Definitions limit on label length in UTF-8

John C Klensin klensin at jck.com
Thu Sep 17 02:31:33 CEST 2009



--On Wednesday, September 16, 2009 17:03 +0900 "\"Martin J.
Dürst\"" <duerst at it.aoyama.ac.jp> wrote:

> On 2009/09/15 21:49, John C Klensin wrote:
> 
>> And, fwiw, it is worth remembering that "length in codepoints"
>> is not the same as "length in characters" as understood by
>> most casual users, i.e., "length in print positions" or the
>> equivalent.  For scripts that, because of the way Unicode is
>> structured, require the use of a lot of combining characters,
>> "length in number of print positions" may be significant
>> shorter than "length in codepoints" -- one can imagine half
>> as long or even shorter with carefully-constructed
>> (pathological) strings.
> 
> [mostly off-topic]
> In addition, "number of print positions" is in itself a rather
> vague and not very useful concept for scripts that don't have
> much of a tradition of using the same width for each character.

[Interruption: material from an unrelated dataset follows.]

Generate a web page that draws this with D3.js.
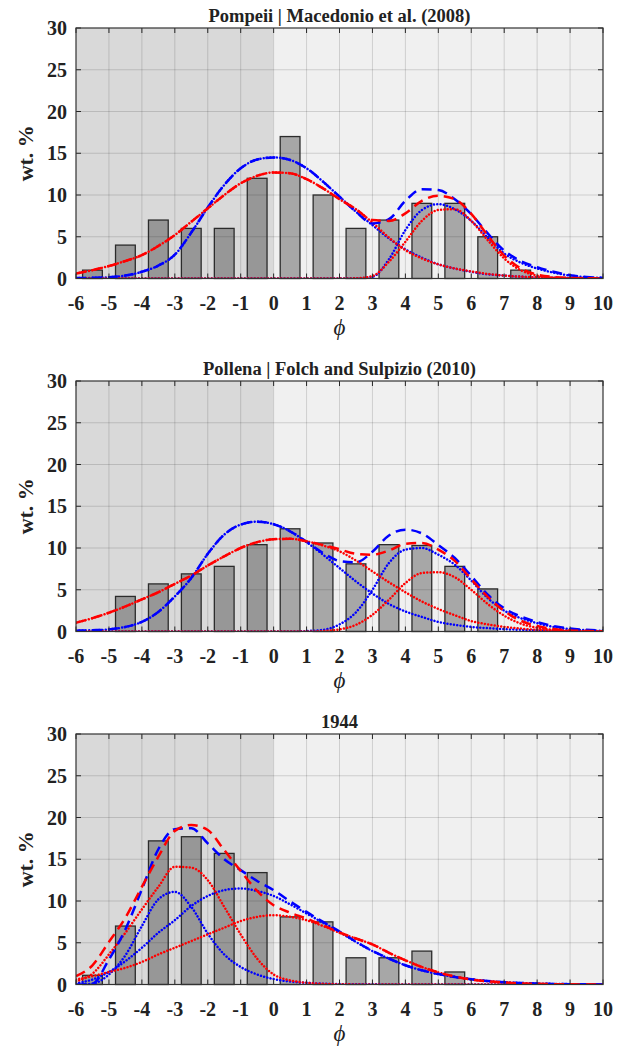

Actually, having spent many years struggling with that one in
programming language design, you are correct only to the extent
that the terminology matches two separate concepts.  One of them
is useful only for computing "line lengths" and justification
and hence not very useful in the general case at all.   The
other remains useful for all sorts of things involving one of
several "conceptual string lengths", few of which correspond to
"Unicode code point length" or "octet length" except for a
narrow subset of scripts and characters.

But, as you say, it is mostly off-topic.